Yes this one takes a bit of courage as the oil window in the Utica remains unproven in many parts, but after these shut-ins we suspect that the market will learn that the Utica really is similar to the Eagle Ford as Aubrey McClendon has stated on numerous occasions. In reality that is the only "bad" news to hit the play (the longer than anticipated shut-ins that is) but our view is that anything that increases the productivity and profitability of a well is anything but bad news. This one has a nice distribution and the units currently yield 6.10% which should be enough to entice any investor willing to accept a bit of risk to the units of EV Energy Partners, LP.
We think that these entities are buys on pullbacks for trading purposes and long-term investing. Although we are comfortable with prices right here, we would rather be judicious buyers and spread out our buying programs.
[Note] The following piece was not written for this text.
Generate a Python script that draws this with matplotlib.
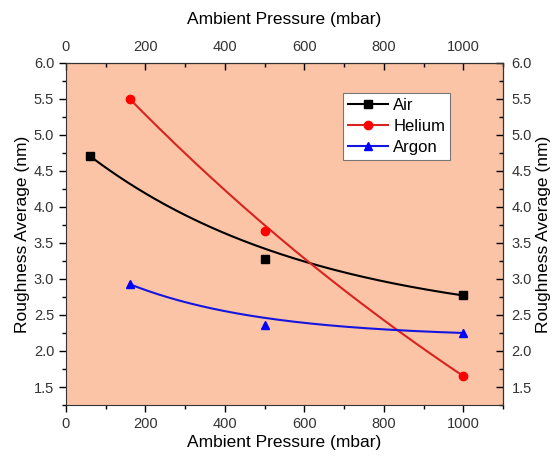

It is always best to keep one's firepower at the ready and not utilize it all at once, thus the need to spread buying out over a period of time. In any regard, we believe that EV Energy should be apart of the buying in order to secure the yield and low risk/high reward capital appreciation situation.
Oil could be due for some further declines, but with prices already at $84/barrel we see much of the risk already taken out with oil possibly heading to the $78/barrel range as a bottom. If that is the downside risk that we are facing then current prices for these shares represent attractive entry points and points to a scenario where we may have already seen the worst. Either way these are great companies with what appear to be solid fundamentals moving forward and should represent at least a small portion of an investor's portfolio.